Any of this sound eerily familiar? Google “The Andy Griffith Show.”
Long arm of the law to environmental advocate
During the summer after Sturgill graduated from high school, an advertisement for police cadets in Washington, D.C., caught his eye.
The small amount of money his parents had squirreled away each month over the years might have been enough to cover one semester of college. He told them to take that money and use it for something else. He was going to be a police officer.
His first law enforcement assignment was with the communication division on the sixth floor of the police headquarters at 300 Indiana Ave. in the nation’s capital.
But “big city” life wasn’t for Sturgill. He missed home.
He moved back to North Carolina where he took a job as a North Carolina Highway Patrol telecommunicator. He eventually moved back to Harnett County, where he would become one of the first two narcotic agents in the county.
“I ended up with over 10 years in drug enforcement alone,” Sturgill said.
He finished up his law enforcement career as an inspector with the state Division of Motor Vehicles, investigating things like auto theft.
During those years he had two daughters with his first wife. They divorced in the mid-1990s.
Then, he reconnected with his high school sweetheart. They married and raised a blended family – two girls and two boys – in Fayetteville. As soon as the two youngest graduated high school, the couple made their move to the coast.
It was there on Topsail Island where Sturgill began working for then-presidential hopeful Barack Obama’s campaign.
Sturgill would run Obama’s campaign office in Brunswick, New Hanover and a portion of Columbus counties during the president’s run for reelection.
Political campaigns are all about the buildup up to election day. When the polls close, the work in the office ends.
“You’re just sitting at your desk,” Sturgill said. “You’re looking around. All of this stuff that was so important a few hours ago is now recyclable.”
As Obama settled in for another four years, Sturgill was looking at job postings for campaign organizers. This organization called Oceana that he’d never heard of was on the hunt for an organizer for the southeastern U.S.
Campaign for the environment?
“That would be really cool,” Sturgill thought.
He was 60, the oldest field operative for the Obama campaign in the state.
“I said, ‘These people aren’t going to hire an old guy like me,’” Sturgill said. “I didn’t have a background in environmental issues. I said, ‘what the heck’ and I did (apply)”
He sold his interviewees on this: Give him a shot at building an army of supporters in the region.
Sturgill’s crowning achievement with Oceana is one he calls a “campaign of resolutions,” which kicked off when a New Hanover County beach town board passed a resolution opposing offshore oil exploration and drilling off the North Carolina coast.
He followed the board’s decision with a flurry of emails to beach towns up and down the Carolinas and Georgia.
“If they had a beach or saltwater connected to them I sent this letter asking them to considering doing a resolution,” Sturgill said. “It was all about grassroots. Let me have a few meetings with local people, teach them what they need to do when they got to a town board meeting, which is just basically letting the board members know that this is not a fit for North Carolina. Grassroots won the battle. They went to town halls. They went to county commissioners. They went to their senators, their congressmen.”

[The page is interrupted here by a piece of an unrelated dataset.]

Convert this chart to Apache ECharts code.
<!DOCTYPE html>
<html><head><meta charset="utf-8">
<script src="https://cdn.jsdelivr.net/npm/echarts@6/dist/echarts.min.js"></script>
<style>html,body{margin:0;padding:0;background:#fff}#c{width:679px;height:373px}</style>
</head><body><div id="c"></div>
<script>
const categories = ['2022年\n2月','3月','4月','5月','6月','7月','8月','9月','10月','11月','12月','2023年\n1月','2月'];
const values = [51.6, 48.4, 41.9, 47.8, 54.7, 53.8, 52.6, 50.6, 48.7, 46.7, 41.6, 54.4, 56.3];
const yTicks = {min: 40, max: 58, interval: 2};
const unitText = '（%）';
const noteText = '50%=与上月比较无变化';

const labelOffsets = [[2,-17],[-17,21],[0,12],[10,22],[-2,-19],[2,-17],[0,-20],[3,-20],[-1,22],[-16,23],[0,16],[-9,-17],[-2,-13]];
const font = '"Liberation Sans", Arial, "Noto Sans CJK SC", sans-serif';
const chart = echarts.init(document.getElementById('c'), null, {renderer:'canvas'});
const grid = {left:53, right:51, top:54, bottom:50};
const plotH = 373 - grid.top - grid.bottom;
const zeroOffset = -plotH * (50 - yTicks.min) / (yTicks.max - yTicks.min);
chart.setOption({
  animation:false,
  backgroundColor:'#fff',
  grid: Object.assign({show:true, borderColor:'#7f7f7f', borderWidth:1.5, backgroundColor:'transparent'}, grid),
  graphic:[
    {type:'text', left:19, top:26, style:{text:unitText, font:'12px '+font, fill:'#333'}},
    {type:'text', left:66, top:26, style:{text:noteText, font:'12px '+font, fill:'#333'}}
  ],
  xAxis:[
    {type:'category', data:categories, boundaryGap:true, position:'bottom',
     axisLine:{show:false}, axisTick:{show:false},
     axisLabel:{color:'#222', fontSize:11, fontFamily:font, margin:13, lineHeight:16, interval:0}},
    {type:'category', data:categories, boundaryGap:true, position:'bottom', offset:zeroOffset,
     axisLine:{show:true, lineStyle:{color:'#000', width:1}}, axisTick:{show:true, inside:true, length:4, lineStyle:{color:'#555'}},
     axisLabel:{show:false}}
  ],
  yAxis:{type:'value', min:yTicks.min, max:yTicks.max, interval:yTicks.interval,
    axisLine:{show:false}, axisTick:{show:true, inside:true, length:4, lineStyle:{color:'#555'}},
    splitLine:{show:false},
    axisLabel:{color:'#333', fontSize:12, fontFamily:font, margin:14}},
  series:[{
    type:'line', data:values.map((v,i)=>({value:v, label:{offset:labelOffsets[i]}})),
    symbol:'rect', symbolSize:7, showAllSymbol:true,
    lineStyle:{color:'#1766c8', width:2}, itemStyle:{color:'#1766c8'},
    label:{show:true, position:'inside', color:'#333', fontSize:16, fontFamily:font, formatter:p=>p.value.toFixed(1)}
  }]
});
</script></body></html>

It was a David-and-Goliath battle. The little man versus big oil, a fight Sturgill predicts will “rear up again.”
A new campaign
“That was probably the big one for me,” he said.

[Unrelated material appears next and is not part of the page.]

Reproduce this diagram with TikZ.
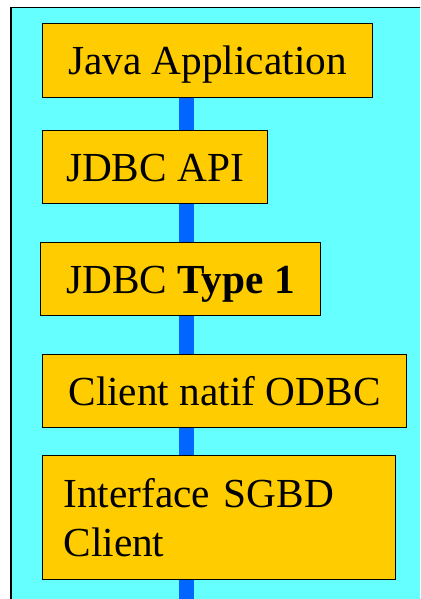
\documentclass[tikz,border=0pt]{standalone}
\usepackage{fontspec}
\setmainfont{Liberation Serif}
\definecolor{panelcyan}{HTML}{66FFFF}
\definecolor{layergold}{HTML}{FFCC00}
\definecolor{busblue}{HTML}{0066FF}
\tikzset{
  layer/.style={draw=black, line width=1pt, fill=layergold, anchor=north west,
    inner sep=0pt, minimum height=73pt, font=\fontsize{41.3}{51}\selectfont},
  onerow/.style={layer, text height=28.5pt, text depth=0pt},
  bus/.style={busblue, line width=15pt}
}
\begin{document}
\begin{tikzpicture}[x=1pt,y=-1pt]
\useasboundingbox (0,0) rectangle (420,599);
\clip (0,0) rectangle (420,599);
\fill [white] (0,0) rectangle (420,599);
\draw [black, line width=1.5pt, fill=panelcyan] (11,7.5) rectangle (430,610);
\coordinate (bustop) at (186.5,97);
\coordinate (busend) at (186.5,605);
\draw [bus] (bustop) -- (busend);
\node [onerow, minimum width=330pt, minimum height=74pt] (javaapp) at (42,23) {Java Application};
\node [onerow, minimum width=225pt] (jdbcapi) at (42,130) {JDBC API};
\node [onerow, minimum width=280pt] (jdbctype) at (40,242) {JDBC \textbf{Type 1}};
\node [onerow, minimum width=364pt] (odbc) at (42,354) {Client natif ODBC};
\node [layer, minimum width=353pt, minimum height=124pt, text width=311pt,
  inner xsep=21pt, align=left] (sgbd) at (42,455) {Interface SGBD\\[-2.5pt]Client};
\end{tikzpicture}
\end{document}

He turns 70 later this month and, though retired, he’ll still be busy securing military gear and goods and shipping them to Ukraine.

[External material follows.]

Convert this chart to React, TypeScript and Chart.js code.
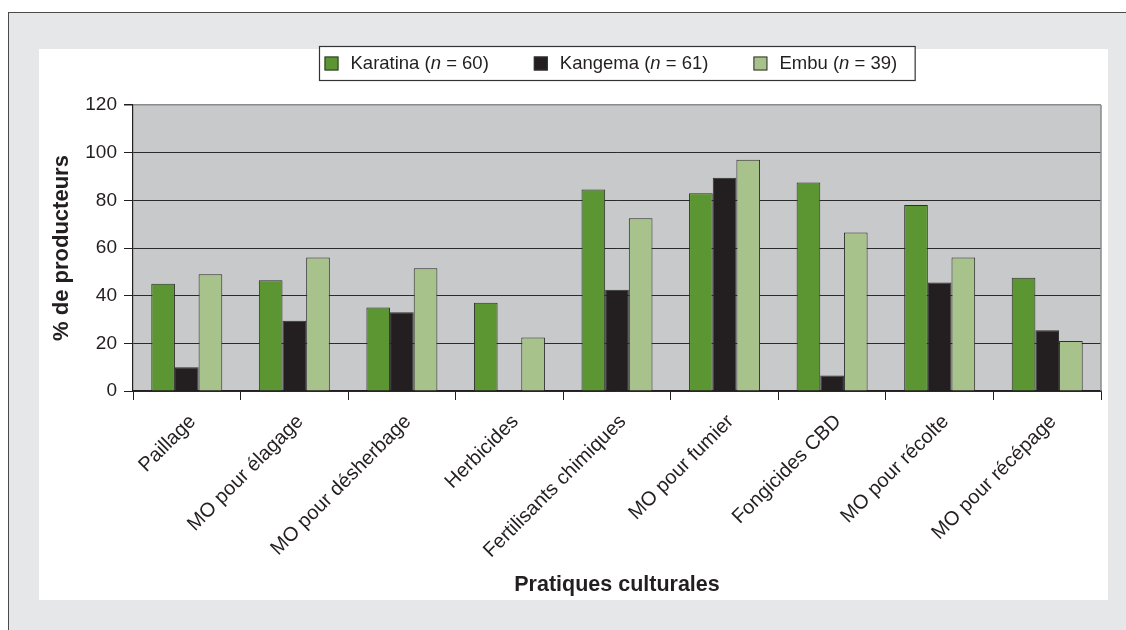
import React, { useEffect, useRef } from "react";
import { Chart, registerables } from "chart.js";

Chart.register(...registerables);

const categories = [
  "Paillage",
  "MO pour élagage",
  "MO pour désherbage",
  "Herbicides",
  "Fertilisants chimiques",
  "MO pour fumier",
  "Fongicides CBD",
  "MO pour récolte",
  "MO pour récépage",
];
const karatina = [45, 46.5, 35, 37, 84.5, 83, 87.5, 78, 47.5];
const kangema = [10, 29.5, 33, 0, 42.5, 89.5, 6.5, 45.5, 25.5];
const embu = [49, 56, 51.5, 22.5, 72.5, 97, 66.5, 56, 21];
const seriesNames = ["Karatina", "Kangema", "Embu"];
const seriesN = [60, 61, 39];
const yMin = 0;
const yMax = 120;
const yStep = 20;

const GREEN = "#5c9632";
const BLACK = "#231f20";
const LIGHT = "#a7c28b";
const TEXT = "#231f20";
const FONT = '"Liberation Sans", Arial, Helvetica, sans-serif';

const bgPlugin = {
  id: "plotBg",
  beforeDraw(chart: any) {
    const { ctx, chartArea } = chart;
    ctx.save();
    ctx.fillStyle = "#c8c9cb";
    ctx.fillRect(chartArea.left, chartArea.top, chartArea.right - chartArea.left, chartArea.bottom - chartArea.top);
    ctx.restore();
  },
  beforeDatasetsDraw(chart: any) {
    const { ctx, chartArea } = chart;
    ctx.save();
    ctx.strokeStyle = "#8a8a8a";
    ctx.lineWidth = 1.5;
    ctx.beginPath();
    ctx.moveTo(chartArea.right, chartArea.top);
    ctx.lineTo(chartArea.right, chartArea.bottom);
    ctx.stroke();
    ctx.restore();
  },
};

const legendPlugin = {
  id: "boxLegend",
  afterDraw(chart: any) {
    const ctx = chart.ctx;
    const colors = [GREEN, BLACK, LIGHT];
    const normal = `18.5px ${FONT}`;
    const italic = `italic 18.5px ${FONT}`;
    const items = seriesNames.map((name, i) => {
      const parts: [string, string][] = [
        [name + " (", normal],
        ["n", italic],
        [" = " + seriesN[i] + ")", normal],
      ];
      let w = 0;
      parts.forEach(([t, f]) => {
        ctx.font = f;
        w += ctx.measureText(t).width;
      });
      return { parts, w };
    });
    const padL = 5, sq = 14, gapSq = 12, gapItem = 45, padR = 18;
    const total =
      padL +
      items.reduce((s, it) => s + sq + gapSq + it.w, 0) +
      gapItem * (items.length - 1) +
      padR;
    const cx = (chart.chartArea.left + chart.chartArea.right) / 2;
    const x0 = Math.round(cx - total / 2) + 0.5;
    const top = 46.5;
    const h = 34;
    ctx.save();
    ctx.fillStyle = "#ffffff";
    ctx.fillRect(x0, top, total, h);
    ctx.strokeStyle = "#333333";
    ctx.lineWidth = 1.2;
    ctx.strokeRect(x0, top, total, h);
    let x = x0 + padL;
    const cy = top + h / 2;
    items.forEach((it, i) => {
      ctx.fillStyle = colors[i];
      ctx.fillRect(x, cy - 7, sq, sq);
      ctx.strokeStyle = "#333";
      ctx.lineWidth = 1;
      ctx.strokeRect(x + 0.5, cy - 6.5, sq - 1, sq - 1);
      x += sq + gapSq;
      ctx.fillStyle = TEXT;
      ctx.textBaseline = "middle";
      ctx.textAlign = "left";
      it.parts.forEach(([t, f]) => {
        ctx.font = f;
        ctx.fillText(t, x, cy);
        x += ctx.measureText(t).width;
      });
      x += gapItem;
    });
    ctx.restore();
  },
};

export default function App() {
  const ref = useRef<HTMLCanvasElement | null>(null);

  useEffect(() => {
    if (!ref.current) return;
    const mk = (label: string, data: number[], color: string) => ({
      label,
      data,
      backgroundColor: color,
      borderColor: "#2e2e2e",
      borderWidth: 1,
      borderSkipped: "start" as const,
      categoryPercentage: 0.66,
      barPercentage: 1.0,
    });
    const chart = new Chart(ref.current, {
      type: "bar",
      data: {
        labels: categories,
        datasets: [
          mk(seriesNames[0], karatina, GREEN),
          mk(seriesNames[1], kangema, BLACK),
          mk(seriesNames[2], embu, LIGHT),
        ],
      },
      options: {
        responsive: false,
        animation: false,
        devicePixelRatio: 1,
        layout: { padding: { left: 40, right: 25, top: 105, bottom: 30 } },
        plugins: {
          legend: { display: false },
          tooltip: { enabled: false },
        },
        scales: {
          x: {
            grid: {
              display: true,
              drawOnChartArea: false,
              drawTicks: true,
              tickLength: 9,
              color: "#231f20",
              offset: true,
            },
            border: { display: true, color: "#231f20", width: 1.2 },
            ticks: {
              minRotation: 45,
              maxRotation: 45,
              padding: 10,
              labelOffset: 6,
              color: TEXT,
              font: { family: FONT, size: 20 },
              autoSkip: false,
            },
            title: {
              display: true,
              text: "Pratiques culturales",
              color: TEXT,
              font: { family: FONT, size: 21.5, weight: "bold" },
              padding: { top: 0, bottom: 2 },
            },
            afterFit(scale: any) {
              scale.height = 209;
            },
          },
          y: {
            min: yMin,
            max: yMax,
            ticks: {
              stepSize: yStep,
              padding: 7,
              color: TEXT,
              font: { family: FONT, size: 19 },
            },
            grid: {
              color: (c: any) => (c.tick && c.tick.value === yMax ? "#8a8a8a" : "#2b2b2b"),
              lineWidth: (c: any) => (c.tick && c.tick.value === yMax ? 1.5 : 1),
              tickColor: "#231f20",
              tickLength: 9,
              drawTicks: true,
            },
            border: { display: true, color: "#231f20", width: 1.2 },
            title: {
              display: true,
              text: "% de producteurs",
              color: TEXT,
              font: { family: FONT, size: 22, weight: "bold" },
              padding: { top: 9, bottom: 0 },
            },
            afterFit(scale: any) {
              scale.width = 93;
            },
          },
        },
      },
      plugins: [bgPlugin, legendPlugin],
    });
    return () => chart.destroy();
  }, []);

  return (
    <div style={{ position: "absolute", left: 0, top: 0, width: 1126, height: 630, overflow: "hidden" }}>
      <div
        style={{
          position: "absolute",
          left: 8,
          top: 12,
          right: 0,
          bottom: 0,
          background: "#e6e7e8",
          borderTop: "1.5px solid #4a4a4a",
          borderLeft: "1.5px solid #4a4a4a",
        }}
      />
      <div style={{ position: "absolute", left: 39, top: 49, width: 1069, height: 551, background: "#ffffff" }} />
      <canvas
        ref={ref}
        width={1126}
        height={630}
        style={{ position: "absolute", left: 0, top: 0, width: 1126, height: 630 }}
      />
    </div>
  );
}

Like the dutiful organizer, Sturgill embarked on this latest campaign with a phone call. This one to a Fayetteville-based military surplus store he picked at random from an Internet search.
That call resulted in him linking up with a man who had the number of used camouflage uniforms – 500 sets of pants and shirts – Sturgill was seeking. He found a deal on brand new military surplus boots for $32 a pair. Gently used were $15.
He paid for the uniforms and boots out-of-pocket and found a startup shipping company in Wilmington that was accepting donations to ship to Ukraine. Sturgill volunteered to help package up donations and, true to his nature, struck up a conversation with the owner.
The two made a deal that the company would ship the uniforms, boots and kneepads free of charge.
In the meantime, Sturgill documented on social media his efforts to get supplies to Ukraine. The donations started coming in.
When the free shipping deal ended, Sturgill made another deal to send supplies via air.
He currently has about $1,000 worth of special bandages for gunshot wounds and a pile of tourniquet kits he’s collecting donations for to fly to Ukraine.
“As long as there is a need I’ll do this, but hopefully the need will end sooner than later,” Sturgill said. “I’m retiring Friday. Everything I will be doing will be like any other John Q. Citizen volunteering to try to do good. I found something I know that I can do that as long as I can do it I’ll do my best to do what I can and then come home and do stuff I want to do like any other 70-year-old guy.”